This is a lovely lot of three P-08 Pattern Webbing belts for the P-08 Webbing equipment set. These all came out of an extensive Commonwealth WWI collection, and all three are of WWI manufacture. Two of the belts are void of stamps, and the third has a Broad Arrow stamp over 639 next to a large M. One of the unmarked examples does have a name, J. CAIN, along with other very faded markings, but the other is unmarked.
A fantastic lot of three WWI P-08 Web belts, ready for further research and display!

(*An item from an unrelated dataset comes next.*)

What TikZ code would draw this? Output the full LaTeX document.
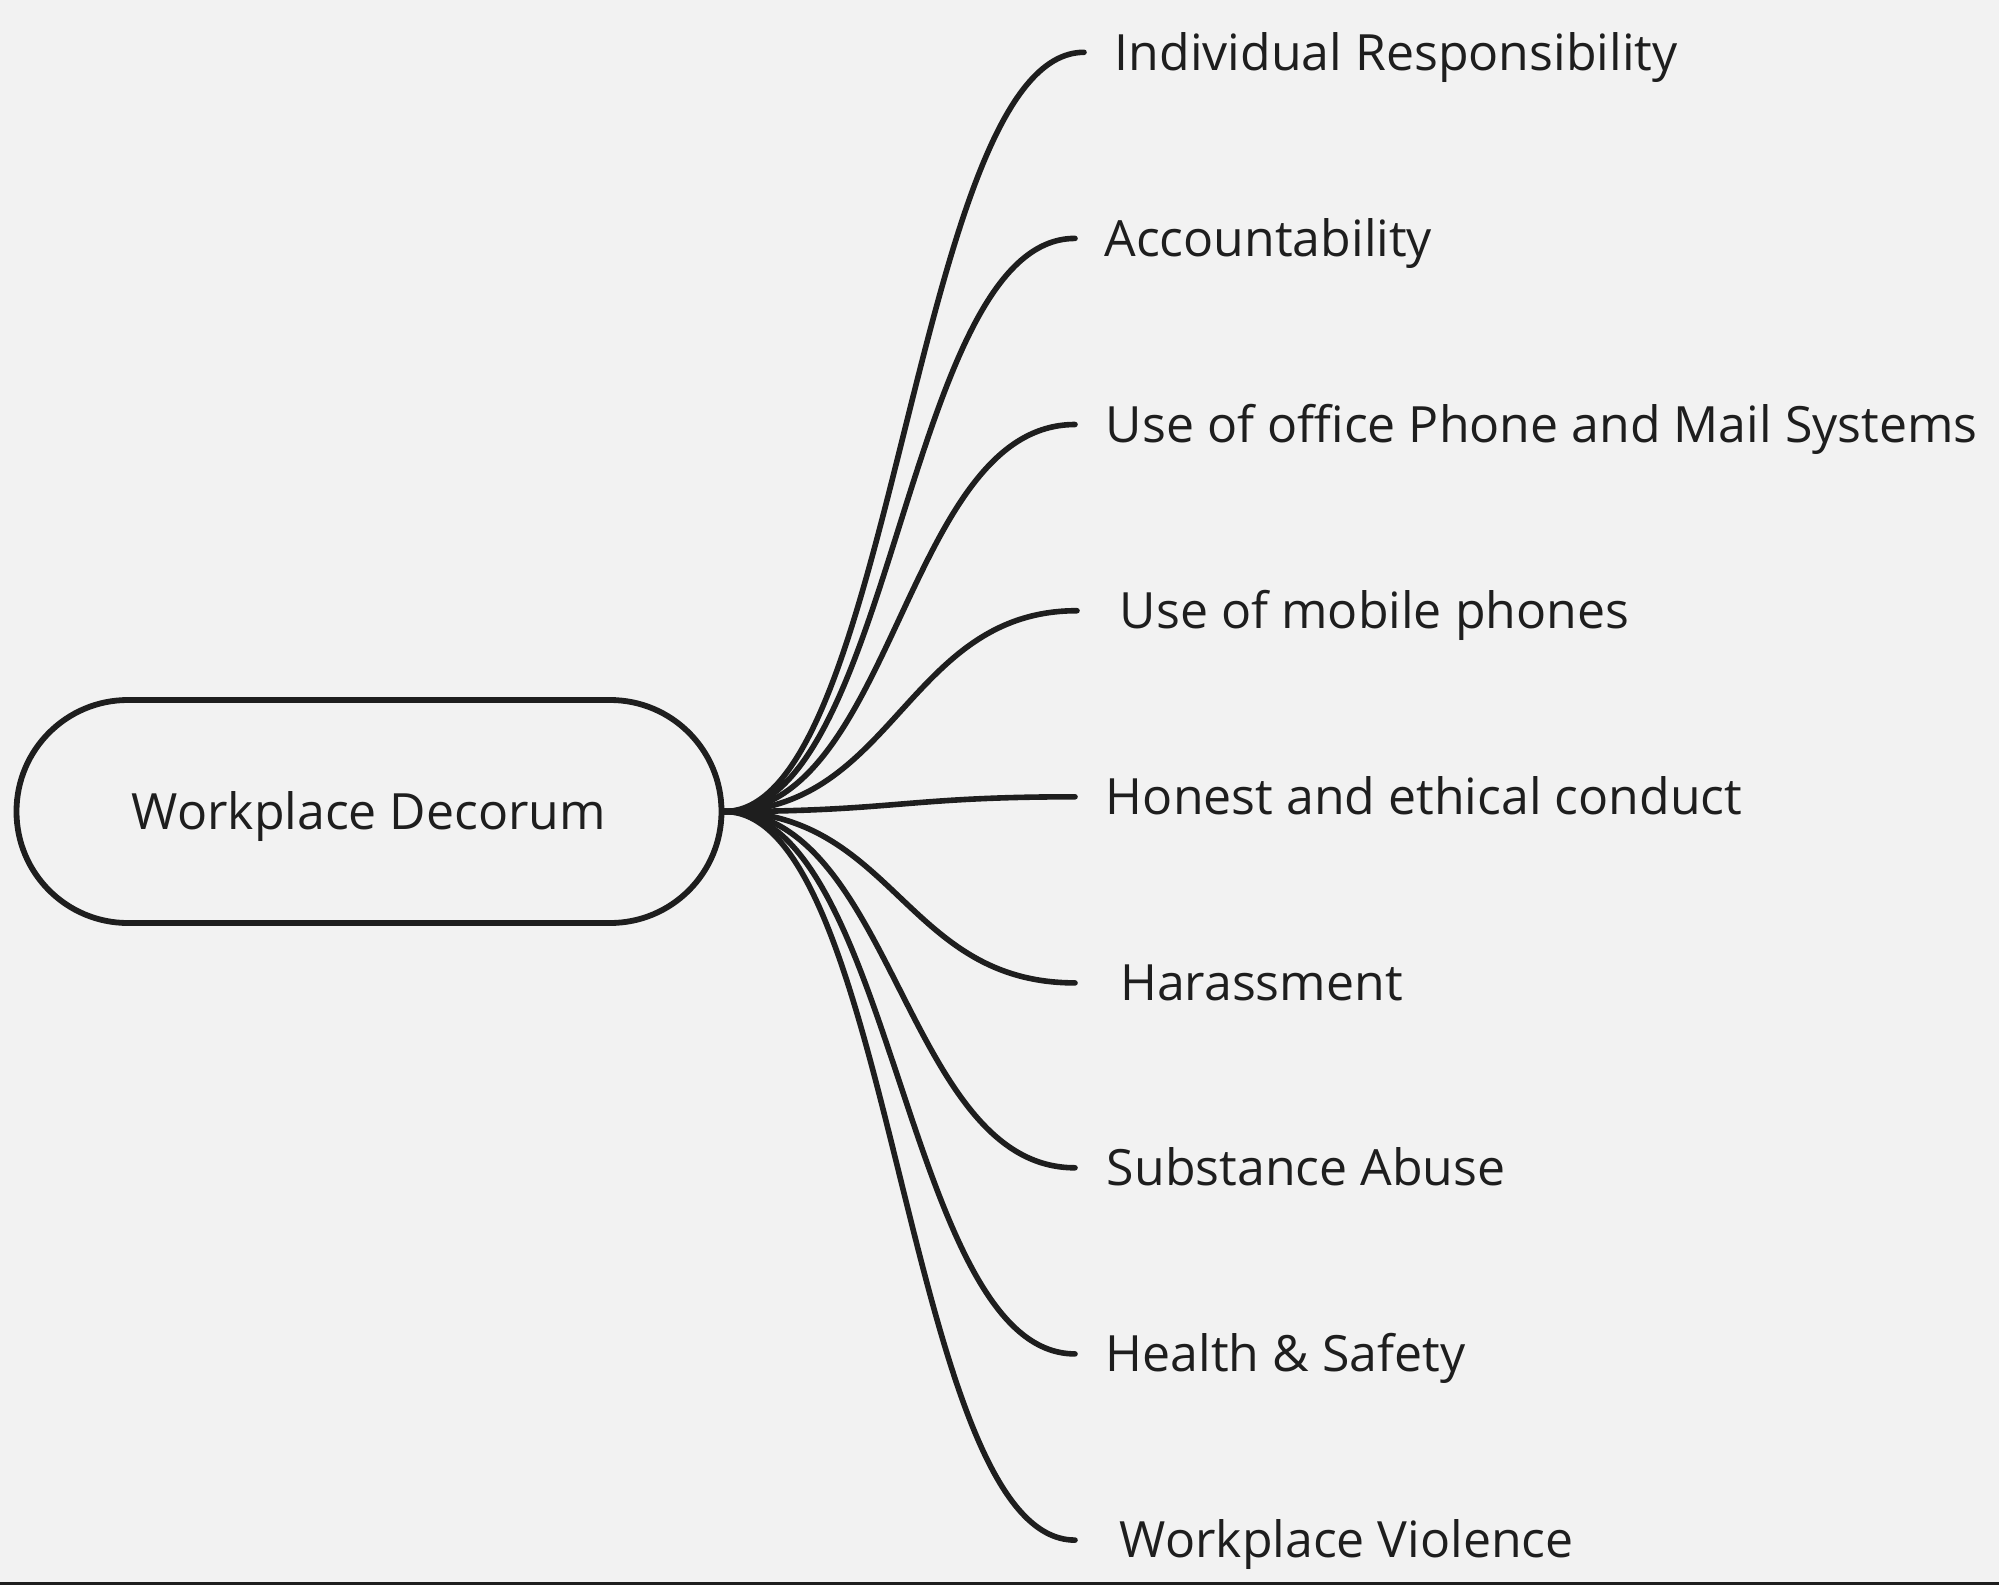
\documentclass[tikz,border=0pt]{standalone}
\usepackage{fontspec}
\setmainfont{Open Sans}
\usetikzlibrary{positioning}
\definecolor{inkgray}{RGB}{30,30,30}
\definecolor{paper}{RGB}{242,242,242}

\begin{document}
\begin{tikzpicture}[x=0.5pt, y=-0.5pt,
    every node/.style={font=\fontsize{25}{30}\selectfont, text=inkgray},
    topic/.style={draw=inkgray, line width=2.9pt, rounded corners=55.7pt,
      minimum width=352.5pt, minimum height=111.5pt, inner sep=0pt,
      text height=17.85pt, text depth=0pt},
    leaf/.style={anchor=west, inner ysep=0pt, text height=17.85pt, text depth=0pt},
    branch/.style={draw=inkgray, line width=2.8pt, line cap=round}]
  \fill[paper] (0,0) rectangle (1999,1585);
  \useasboundingbox (0,0) rectangle (1999,1585);
  \fill[inkgray] (0,1582) rectangle (1999,1585);
  % central topic
  \node[topic] (root) at (369,811.5) {Workplace Decorum};
  % subtopics
  \foreach \n/\x/\y/\g/\txt in {
      1/1084/52.3/15.25/Individual Responsibility,
      2/1075/238.4/14.5/Accountability,
      3/1075/424.5/15.25/Use of office Phone and Mail Systems,
      4/1077/610.7/21.25/Use of mobile phones,
      5/1075/796.8/15.25/Honest and ethical conduct,
      6/1075/982.9/22.4/Harassment,
      7/1075/1167.8/15.75/Substance Abuse,
      8/1075/1353.9/15.25/Health \& Safety,
      9/1075/1540.1/22.25/Workplace Violence}
    \node[leaf, inner xsep=\g pt] (l\n) at (\x,\y) {\txt};
  \foreach \n in {1,...,9}
    \draw[branch] (root.east) .. controls +(170,0) and +(-170,0) .. (l\n.west);
\end{tikzpicture}
\end{document}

During the Second Boer War of 1899–1902, the standard British Army set of personal equipment, comprising a belt, haversack and ammunition pouches, was the leather Slade–Wallace equipment, which had been introduced in 1888. It proved unsuitable for holding modern ammunition, which was carried in stripper clips instead of as individual rounds, and its buffalo-hide leather tended to deteriorate during long periods in the field. A review of British shortcomings during the war was conducted by the 1903 Royal Commission on the War in South Africa, which heard evidence that the Slade–Wallace equipment was "an absurdity" and "cumbersome, heavy and badly balanced". As a stop-gap measure, the leather 1903 Bandolier Equipment, based on that used by the Boer Commandos, was issued, but it quickly proved to be unsuitable for infantry use.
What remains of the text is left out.